Next-generation file API use cases

Howdy, folks.

I'm a new guy on Google's Chrome team, having just moved
over from O3D.  I'm interested in talking about the stuff
that's not going to make it into the current iteration of
the file API you've been discussing.  Following Arun's
suggestion [1], I thought I'd post some use cases to start
things off.  I've taken some from the list archives and
others from discussions I've had off-list.

I'm assuming here that before any of this gets implemented,
we'll have an API that lets one:
 * select and load files via user intervention.
 * slice out a subrange of a file.
 * give a handle to a local file (perhaps as a URN produced
   by a File) to the image tag, the video tag, XHR, etc.

I've broken the following list into two sections, by
requirements.

Group 1

Persistent uploader
  * When a file's selected for upload, it copies it into a
    local sandbox and uploads a chunk at a time.
  * It can restart uploads after browser crashes, network
    interruptions, etc.
  * [Optional extension] The user may select an entire
    directory of files in a single operation.
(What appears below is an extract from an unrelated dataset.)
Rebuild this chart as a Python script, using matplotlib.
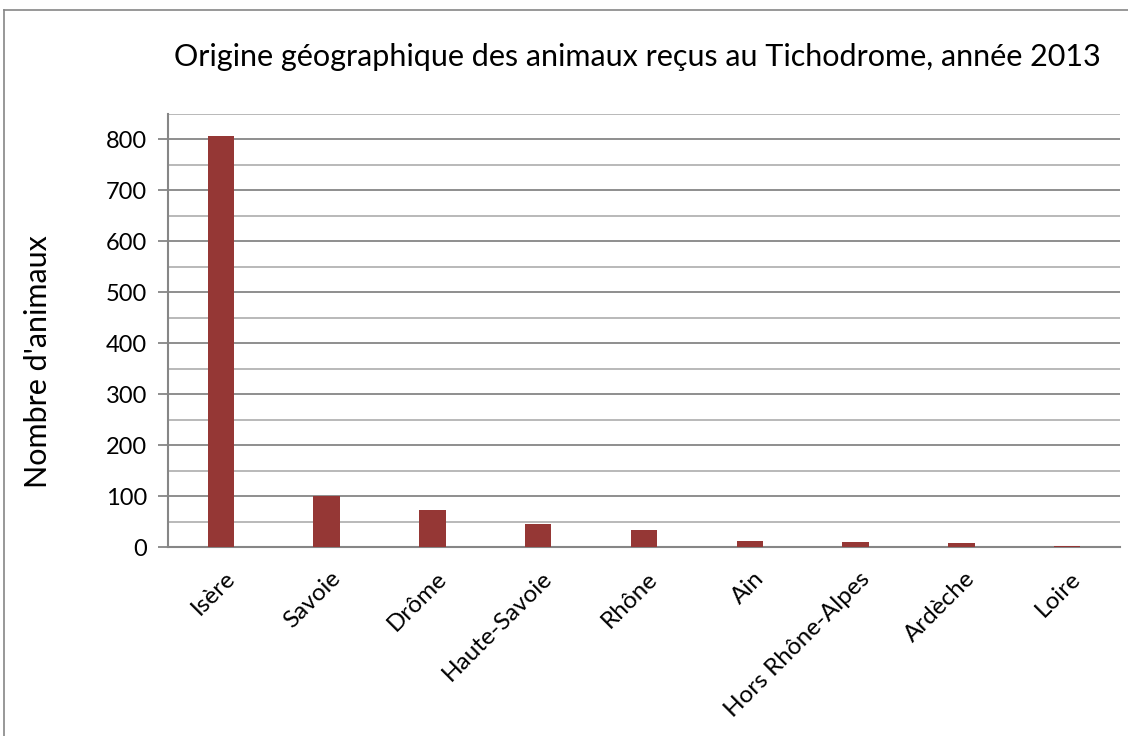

Video game or other app with lots of media assets [2][3][4]
  * It downloads one or several large tarballs, and
    expands them locally into a directory structure.
  * The same download should work on any operating system.
  * It can manage prefetching just the next-to-be-needed
    assets in the background, so going to the next game
    level or activating a new feature doesn't require
    waiting for a download.
  * It uses those assets directly from its local cache, by
    direct file reads or by handing local URIs to image or
    video tags, O3D or WebGL asset loaders, etc.
  * The files may be of arbitrary binary format.
  * On the server side, a compressed tarball will often be
    much smaller than a tarball of separately-compressed
    files.  Also, 1 tarball instead of 1000 little files
    will involve fewer seeks, all else being equal.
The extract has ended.